The "random species percentage" and "random individual percentage" arose from the observation that species and individuals that fare poorly eventually have a likelihood of reappearing or parenting that is almost zero. This seemed like a waste of available "biodiversity". A very poor individual in mating with another letter might turn out to produce very interesting offspring. Further, a whole lackluster species might be transformed into a contender via the charitable improvements by creative users. Thus, it seemed like a good idea to create a "loophole" through which poorly-faring individuals and species might reapprear. So, some small percentage of the time, when letters are chosen for display or parenting, probabilities are ignored and the species or individual are chosen entirely at random. Currently a species is chosen at random 5% of the time, an individual at random 10% of the time, and (therefore) both in tandem 0.5% of the time.

The Database

Evolving Love Letters is built on top of a reimplementation of the dtypes library, which defines set of flexible data structures and a network protocol for transparent, cross-platform transmission and storage. Binary representations of dtypes representing species, individuals, genes, and alleles are stored in a gdbm database keyed to unique object ids. The most important form these datastructures take for the present purpose is that of a probability map -- a vector of pairs, in which a floating point probability is keyed to a representation of an allele, individual, or species. All genetic operations are performed on this simple data structure.

Conclusion

Evolving Love Letters is designed to be a proof-of-concept application, not a fully functional engine for collaborative text production. However it does offer some useful features. Evolving Love Letters' database is fully browsable and sorted. Every letter and sentence ever displayed is available; the server never, ever destroys a variant once evolved. Also, users may at any time see what species ("letter types") have been most successful and within each letter type, which individuals ("variants") have done the best. Evolving Love Letters therefore addresses key goals of most "groupware" -- it provides a space for brainstorming, and helps to orgainize and filter the results of that brainstorming. However, Evolving Love Letters also contributes to the brainstorming, by producing novel letters that get sorted and filtered just as user-generated variations are.

Evolving Love Letters is not a good model for other collaborative applications in the ways that it tries to provide incentives for user participation. As mentioned earlier, it is hoped that the subject matter itself will inspire interest and some creativity on the part of the user community. This cannot be expected of many other applications where collective participation is desired.
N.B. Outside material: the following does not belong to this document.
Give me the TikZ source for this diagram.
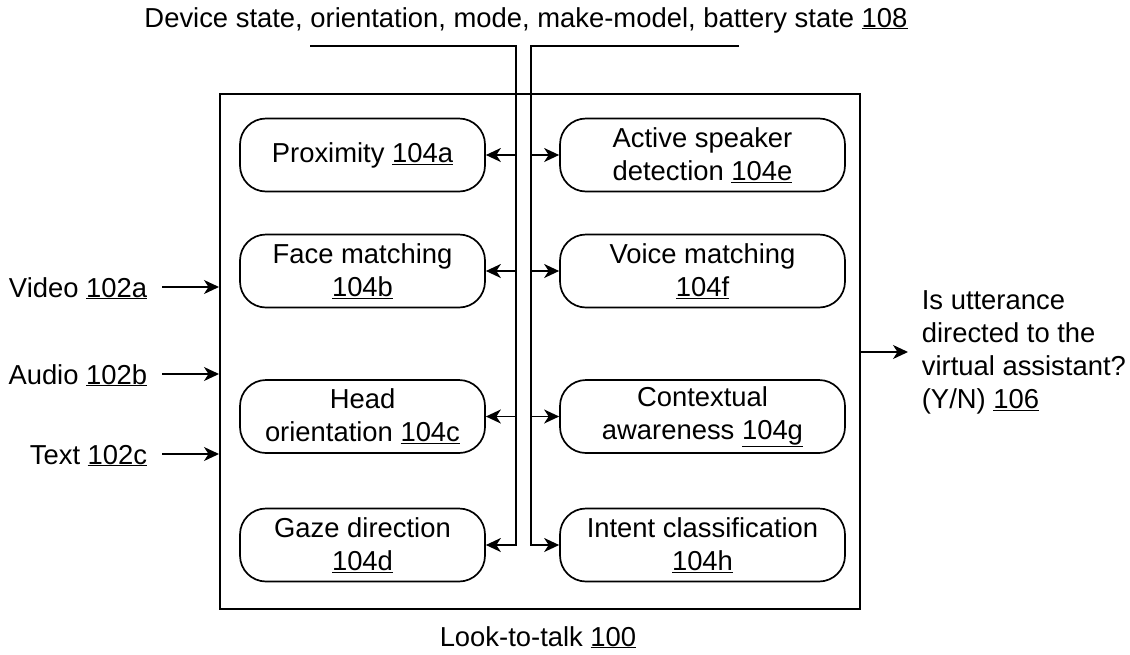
\documentclass[tikz,border=0pt]{standalone}
\usepackage{fontspec}
\setmainfont{Liberation Sans}
\usetikzlibrary{arrows.meta}
\begin{document}
\begin{tikzpicture}[x=1pt,y=-1pt, line width=1.7pt,
  txt/.style={font=\fontsize{27.4}{33}\selectfont, inner sep=0pt},
  modbox/.style={txt, draw, rounded corners=26pt, minimum height=73pt, align=center},
  lmod/.style={modbox, minimum width=245pt},
  rmod/.style={modbox, minimum width=285pt},
  inlbl/.style={txt, anchor=east, text height=20pt, text depth=0pt},
  arr/.style={-{Stealth[length=15pt,width=14pt,inset=4.5pt]}}
]
\useasboundingbox (0,0) rectangle (1130,654);
% main box
\node (main) [draw, minimum width=640pt, minimum height=515pt, inner sep=0pt, anchor=north west] at (219,93) {};
% modules
\node (prox)   [lmod] at (362.5,155) {Proximity \underline{104a}};
\node (face)   [lmod] at (362.5,271) {Face matching\\\underline{104b}};
\node (head)   [lmod] at (362.5,416.5) {Head\\orientation \underline{104c}};
\node (gaze)   [lmod] at (362.5,545) {Gaze direction\\\underline{104d}};
\node (active) [rmod] at (702.5,155) {Active speaker\\detection \underline{104e}};
\node (voice)  [rmod] at (702.5,271) {Voice matching\\\underline{104f}};
\node (ctx)    [rmod] at (702.5,416.5) {Contextual\\awareness \underline{104g}};
\node (intent) [rmod] at (702.5,545) {Intent classification\\\underline{104h}};
% top label and trunks
\node (dev) [txt, anchor=base] at (526,27) {Device state, orientation, mode, make-model, battery state \underline{108}};
\coordinate (tl0) at (310,46);
\coordinate (tl1) at (516,46);
\coordinate (tr0) at (739,46);
\coordinate (tr1) at (531,46);
\draw[arr] (tl0) -- (tl1) |- (gaze.east);
\draw[arr] (tr0) -- (tr1) |- (intent.west);
\foreach \n in {prox,face,head} \draw[arr] (\n.east -| tl1) -- (\n.east);
\foreach \n in {active,voice,ctx} \draw[arr] (\n.west -| tr1) -- (\n.west);
% inputs
\node (video) [inlbl] at (148,287) {Video \underline{102a}};
\node (audio) [inlbl] at (148,374) {Audio \underline{102b}};
\node (text)  [inlbl] at (148,454) {Text \underline{102c}};
\foreach \n in {video,audio,text} \draw[arr] ([xshift=14pt]\n.east) -- (\n.east -| main.west);
% output
\coordinate (outend) at (908,352);
\draw[arr] (outend -| main.east) -- (outend);
\node (out) [txt, anchor=north west, align=left] at (921,290) {Is utterance\\directed to the\\virtual assistant?\\(Y/N) \underline{106}};
% bottom label
\node (ltt) [txt, anchor=base] at (538,646) {Look-to-talk \underline{100}};
\end{tikzpicture}
\end{document}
Other sorts of incentive need to be developed.

As of this writing, the location or existence of Evolving Love Letters has not been publicly announced, and very few people have tried it out. This will change shortly. Only time will tell whether the site will succeed at inspiring the participation and creativity of a large community, and converting that dispersed effort into "high quality" work -- however defined.

Acknowledgements

This project comes out of work in two courses at the MIT Media Lab. Modeling Autonomous Agents, taught by Professeor Pattie Maes, and On Being Meta, taught by Glorianna Devenport, V. Michael Bove, and Ron MacNeil. Support for my life, and therefore for this work comes from the News in the Future consortium at the Media Lab, and from my academic advisor Walter Bender who keeps me fed and sets me free to pursue these cockamamie ideas.